+++ Data provided +++

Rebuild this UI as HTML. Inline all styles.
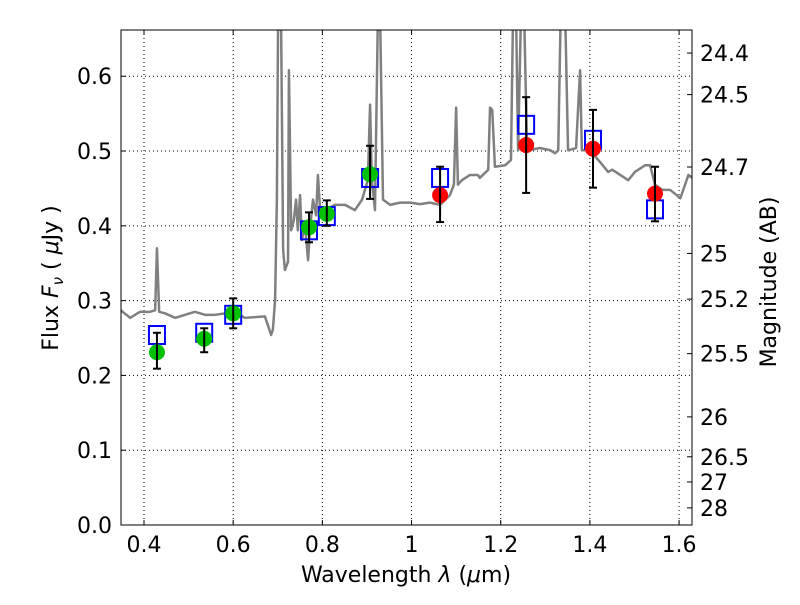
<!DOCTYPE html>
<html><head><meta charset="utf-8"><style>
body{margin:0;background:#fff}
svg text{font-family:"DejaVu Sans","Liberation Sans",sans-serif;font-size:22px;fill:#000}
</style></head><body>
<svg id="chart" width="800" height="600">
<defs><clipPath id="clip"><rect x="121" y="30" width="571" height="495"/></clipPath></defs>
<rect x="0" y="0" width="800" height="600" fill="#fff"/>
<g id="grid"></g>
<g id="spec" clip-path="url(#clip)"></g>
<g id="marks" clip-path="url(#clip)"></g>
<rect x="121" y="30" width="571" height="495" fill="none" stroke="#000" stroke-width="1"/>
<g id="axes"></g>
<text x="406" y="582" text-anchor="middle">Wavelength  <tspan font-style="italic">λ</tspan> (<tspan font-style="italic">μ</tspan>m)</text>
<text transform="translate(58,278) rotate(-90)" text-anchor="middle">Flux  <tspan font-style="italic">F</tspan><tspan font-style="italic" font-size="15" dy="5">ν</tspan><tspan dy="-5">  ( </tspan><tspan font-style="italic">μ</tspan>Jy )</text>
<text transform="translate(776,282) rotate(-90)" text-anchor="middle">Magnitude (AB)</text>
</svg>
<script>
const specLam=[.348,.369,.391,.413,.425,.429,.434,.447,.470,.492,.514,.537,.559,.582,.604,.627,.649,.671,.678,.685,.689,.694,.698,.701,.707,.712,.716,.723,.725,.730,.736,.741,.745,.750,.754,.761,.768,.772,.779,.786,.790,.795,.806,.828,.851,.873,.889,.902,.907,.911,.918,.925,.929,.936,.952,.974,.997,1.019,1.041,1.064,1.086,1.095,1.100,1.104,1.113,1.131,1.149,1.153,1.172,1.176,1.181,1.187,1.210,1.223,1.228,1.234,1.239,1.246,1.252,1.259,1.288,1.311,1.322,1.329,1.335,1.344,1.351,1.369,1.378,1.382,1.400,1.423,1.441,1.450,1.468,1.486,1.501,1.524,1.535,1.546,1.562,1.580,1.603,1.621,1.630];
const specFlux=[.287,.277,.285,.285,.287,.370,.285,.283,.277,.281,.285,.281,.281,.283,.283,.277,.278,.279,.267,.254,.261,.301,.435,.70,.70,.368,.341,.352,.608,.394,.408,.435,.394,.441,.381,.401,.354,.394,.435,.414,.468,.421,.421,.428,.428,.421,.435,.461,.562,.461,.421,.70,.70,.435,.428,.431,.431,.429,.431,.428,.441,.455,.558,.455,.461,.468,.468,.464,.475,.558,.555,.479,.481,.488,.70,.70,.501,.70,.70,.501,.504,.501,.497,.501,.70,.70,.501,.504,.608,.501,.501,.485,.472,.475,.468,.461,.472,.481,.481,.455,.448,.448,.437,.468,.464];
const greenLam=[.429,.535,.600,.770,.810,.907];
const greenFlux=[.231,.249,.283,.398,.416,.469];
const greenLo=[.209,.231,.263,.378,.400,.436];
const greenHi=[.257,.263,.303,.418,.434,.507];
const redLam=[1.064,1.257,1.407,1.546];
const redFlux=[.441,.508,.503,.443];
const redLo=[.405,.444,.451,.406];
const redHi=[.479,.572,.555,.479];
const boxLam=[.429,.535,.600,.770,.810,.907,1.064,1.257,1.407,1.546];
const boxFlux=[.254,.257,.281,.394,.413,.464,.464,.535,.515,.422];
const xTicks=[0.4,0.6,0.8,1.0,1.2,1.4,1.6];
const xTickLabels=["0.4","0.6","0.8","1","1.2","1.4","1.6"];
const yTicks=[0,0.1,0.2,0.3,0.4,0.5,0.6];
const yTickLabels=["0.0","0.1","0.2","0.3","0.4","0.5","0.6"];
const magTicks=[24.4,24.5,24.7,25,25.2,25.5,26,26.5,27,28];
const magLabels=["24.4","24.5","24.7","25","25.2","25.5","26","26.5","27","28"];

const X0=121,X1=692,Y0=525,Y1=30,LMIN=0.3484,LMAX=1.629,FMIN=0,FMAX=0.6618;
const sx=l=>X0+(l-LMIN)/(LMAX-LMIN)*(X1-X0);
const sy=f=>Y0-(f-FMIN)/(FMAX-FMIN)*(Y0-Y1);
const NS="http://www.w3.org/2000/svg";
function mk(tag,attrs,parent){const e=document.createElementNS(NS,tag);for(const k in attrs)e.setAttribute(k,attrs[k]);parent.appendChild(e);return e;}
const grid=document.getElementById('grid'),axes=document.getElementById('axes'),spec=document.getElementById('spec'),marks=document.getElementById('marks');

xTicks.forEach((t,i)=>{const x=sx(t);
 const g=mk('line',{x1:x,x2:x,y1:Y1,y2:Y0,stroke:'#000','stroke-dasharray':'1,3','stroke-width':1},grid);
 
 
 mk('line',{x1:x,x2:x,y1:Y0,y2:Y0-5,stroke:'#000'},axes);
 mk('line',{x1:x,x2:x,y1:Y1,y2:Y1+5,stroke:'#000'},axes);
 const tx=mk('text',{x:x,y:Y0+27,'text-anchor':'middle'},axes);tx.textContent=xTickLabels[i];
 
 
});
yTicks.forEach((t,i)=>{const y=sy(t);
 const g=mk('line',{x1:X0,x2:X1,y1:y,y2:y,stroke:'#000','stroke-dasharray':'1,3','stroke-width':1},grid);
 
 
 mk('line',{x1:X0,x2:X0+5,y1:y,y2:y,stroke:'#000'},axes);
 const tx=mk('text',{x:X0-9,y:y+8,'text-anchor':'end'},axes);tx.textContent=yTickLabels[i];
 
 
});
magTicks.forEach((m,i)=>{const y=sy(Math.pow(10,(23.9-m)/2.5));
 mk('line',{x1:X1,x2:X1-5,y1:y,y2:y,stroke:'#000'},axes);
 const tx=mk('text',{x:X1+8,y:y+8,'text-anchor':'start'},axes);tx.textContent=magLabels[i];
 
 
});

const pl=mk('polyline',{points:specLam.map((l,i)=>sx(l)+','+sy(specFlux[i])).join(' '),fill:'none',stroke:'#808080','stroke-width':2.5,'stroke-linejoin':'round'},spec);



boxLam.forEach((l,i)=>{
 const r=mk('rect',{x:sx(l)-8,y:sy(boxFlux[i])-9,width:16,height:18,fill:'none',stroke:'#0000ff','stroke-width':2},marks);
 
 
});
function pts(L,F,LO,HI,col,name){
 L.forEach((l,i)=>{const x=sx(l);
  const c=mk('circle',{cx:x,cy:sy(F[i]),r:8,fill:col},marks);
  
  
  const g=mk('g',{stroke:'#000','stroke-width':2},marks);
  
  
  mk('line',{x1:x,x2:x,y1:sy(LO[i]),y2:sy(HI[i])},g);
  mk('line',{x1:x-4,x2:x+4,y1:sy(LO[i]),y2:sy(LO[i])},g);
  mk('line',{x1:x-4,x2:x+4,y1:sy(HI[i]),y2:sy(HI[i])},g);
 });
}
pts(greenLam,greenFlux,greenLo,greenHi,'#00c000','green-data-point');
pts(redLam,redFlux,redLo,redHi,'#ff0000','red-data-point');
</script>
</body></html>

+++

* **Exercise prompt**
Extract all the data above exactly, excluding every picture.

* **Correct result**
Rebuild this UI as HTML. Inline all styles.
<!DOCTYPE html>
<html><head><meta charset="utf-8"><style>
body{margin:0;background:#fff}
svg text{font-family:"DejaVu Sans","Liberation Sans",sans-serif;font-size:22px;fill:#000}
</style></head><body>
<svg id="chart" width="800" height="600">
<defs><clipPath id="clip"><rect x="121" y="30" width="571" height="495"/></clipPath></defs>
<rect x="0" y="0" width="800" height="600" fill="#fff"/>
<g id="grid"></g>
<g id="spec" clip-path="url(#clip)"></g>
<g id="marks" clip-path="url(#clip)"></g>
<rect x="121" y="30" width="571" height="495" fill="none" stroke="#000" stroke-width="1"/>
<g id="axes"></g>
<text x="406" y="582" text-anchor="middle">Wavelength  <tspan font-style="italic">λ</tspan> (<tspan font-style="italic">μ</tspan>m)</text>
<text transform="translate(58,278) rotate(-90)" text-anchor="middle">Flux  <tspan font-style="italic">F</tspan><tspan font-style="italic" font-size="15" dy="5">ν</tspan><tspan dy="-5">  ( </tspan><tspan font-style="italic">μ</tspan>Jy )</text>
<text transform="translate(776,282) rotate(-90)" text-anchor="middle">Magnitude (AB)</text>
</svg>
<script>
const specLam=[.348,.369,.391,.413,.425,.429,.434,.447,.470,.492,.514,.537,.559,.582,.604,.627,.649,.671,.678,.685,.689,.694,.698,.701,.707,.712,.716,.723,.725,.730,.736,.741,.745,.750,.754,.761,.768,.772,.779,.786,.790,.795,.806,.828,.851,.873,.889,.902,.907,.911,.918,.925,.929,.936,.952,.974,.997,1.019,1.041,1.064,1.086,1.095,1.100,1.104,1.113,1.131,1.149,1.153,1.172,1.176,1.181,1.187,1.210,1.223,1.228,1.234,1.239,1.246,1.252,1.259,1.288,1.311,1.322,1.329,1.335,1.344,1.351,1.369,1.378,1.382,1.400,1.423,1.441,1.450,1.468,1.486,1.501,1.524,1.535,1.546,1.562,1.580,1.603,1.621,1.630];
const specFlux=[.287,.277,.285,.285,.287,.370,.285,.283,.277,.281,.285,.281,.281,.283,.283,.277,.278,.279,.267,.254,.261,.301,.435,.70,.70,.368,.341,.352,.608,.394,.408,.435,.394,.441,.381,.401,.354,.394,.435,.414,.468,.421,.421,.428,.428,.421,.435,.461,.562,.461,.421,.70,.70,.435,.428,.431,.431,.429,.431,.428,.441,.455,.558,.455,.461,.468,.468,.464,.475,.558,.555,.479,.481,.488,.70,.70,.501,.70,.70,.501,.504,.501,.497,.501,.70,.70,.501,.504,.608,.501,.501,.485,.472,.475,.468,.461,.472,.481,.481,.455,.448,.448,.437,.468,.464];
const greenLam=[.429,.535,.600,.770,.810,.907];
const greenFlux=[.231,.249,.283,.398,.416,.469];
const greenLo=[.209,.231,.263,.378,.400,.436];
const greenHi=[.257,.263,.303,.418,.434,.507];
const redLam=[1.064,1.257,1.407,1.546];
const redFlux=[.441,.508,.503,.443];
const redLo=[.405,.444,.451,.406];
const redHi=[.479,.572,.555,.479];
const boxLam=[.429,.535,.600,.770,.810,.907,1.064,1.257,1.407,1.546];
const boxFlux=[.254,.257,.281,.394,.413,.464,.464,.535,.515,.422];
const xTicks=[0.4,0.6,0.8,1.0,1.2,1.4,1.6];
const xTickLabels=["0.4","0.6","0.8","1","1.2","1.4","1.6"];
const yTicks=[0,0.1,0.2,0.3,0.4,0.5,0.6];
const yTickLabels=["0.0","0.1","0.2","0.3","0.4","0.5","0.6"];
const magTicks=[24.4,24.5,24.7,25,25.2,25.5,26,26.5,27,28];
const magLabels=["24.4","24.5","24.7","25","25.2","25.5","26","26.5","27","28"];

const X0=121,X1=692,Y0=525,Y1=30,LMIN=0.3484,LMAX=1.629,FMIN=0,FMAX=0.6618;
const sx=l=>X0+(l-LMIN)/(LMAX-LMIN)*(X1-X0);
const sy=f=>Y0-(f-FMIN)/(FMAX-FMIN)*(Y0-Y1);
const NS="http://www.w3.org/2000/svg";
function mk(tag,attrs,parent){const e=document.createElementNS(NS,tag);for(const k in attrs)e.setAttribute(k,attrs[k]);parent.appendChild(e);return e;}
const grid=document.getElementById('grid'),axes=document.getElementById('axes'),spec=document.getElementById('spec'),marks=document.getElementById('marks');

xTicks.forEach((t,i)=>{const x=sx(t);
 const g=mk('line',{x1:x,x2:x,y1:Y1,y2:Y0,stroke:'#000','stroke-dasharray':'1,3','stroke-width':1},grid);
 
 
 mk('line',{x1:x,x2:x,y1:Y0,y2:Y0-5,stroke:'#000'},axes);
 mk('line',{x1:x,x2:x,y1:Y1,y2:Y1+5,stroke:'#000'},axes);
 const tx=mk('text',{x:x,y:Y0+27,'text-anchor':'middle'},axes);tx.textContent=xTickLabels[i];
 
 
});
yTicks.forEach((t,i)=>{const y=sy(t);
 const g=mk('line',{x1:X0,x2:X1,y1:y,y2:y,stroke:'#000','stroke-dasharray':'1,3','stroke-width':1},grid);
 
 
 mk('line',{x1:X0,x2:X0+5,y1:y,y2:y,stroke:'#000'},axes);
 const tx=mk('text',{x:X0-9,y:y+8,'text-anchor':'end'},axes);tx.textContent=yTickLabels[i];
 
 
});
magTicks.forEach((m,i)=>{const y=sy(Math.pow(10,(23.9-m)/2.5));
 mk('line',{x1:X1,x2:X1-5,y1:y,y2:y,stroke:'#000'},axes);
 const tx=mk('text',{x:X1+8,y:y+8,'text-anchor':'start'},axes);tx.textContent=magLabels[i];
 
 
});

const pl=mk('polyline',{points:specLam.map((l,i)=>sx(l)+','+sy(specFlux[i])).join(' '),fill:'none',stroke:'#808080','stroke-width':2.5,'stroke-linejoin':'round'},spec);



boxLam.forEach((l,i)=>{
 const r=mk('rect',{x:sx(l)-8,y:sy(boxFlux[i])-9,width:16,height:18,fill:'none',stroke:'#0000ff','stroke-width':2},marks);
 
 
});
function pts(L,F,LO,HI,col,name){
 L.forEach((l,i)=>{const x=sx(l);
  const c=mk('circle',{cx:x,cy:sy(F[i]),r:8,fill:col},marks);
  
  
  const g=mk('g',{stroke:'#000','stroke-width':2},marks);
  
  
  mk('line',{x1:x,x2:x,y1:sy(LO[i]),y2:sy(HI[i])},g);
  mk('line',{x1:x-4,x2:x+4,y1:sy(LO[i]),y2:sy(LO[i])},g);
  mk('line',{x1:x-4,x2:x+4,y1:sy(HI[i]),y2:sy(HI[i])},g);
 });
}
pts(greenLam,greenFlux,greenLo,greenHi,'#00c000','green-data-point');
pts(redLam,redFlux,redLo,redHi,'#ff0000','red-data-point');
</script>
</body></html>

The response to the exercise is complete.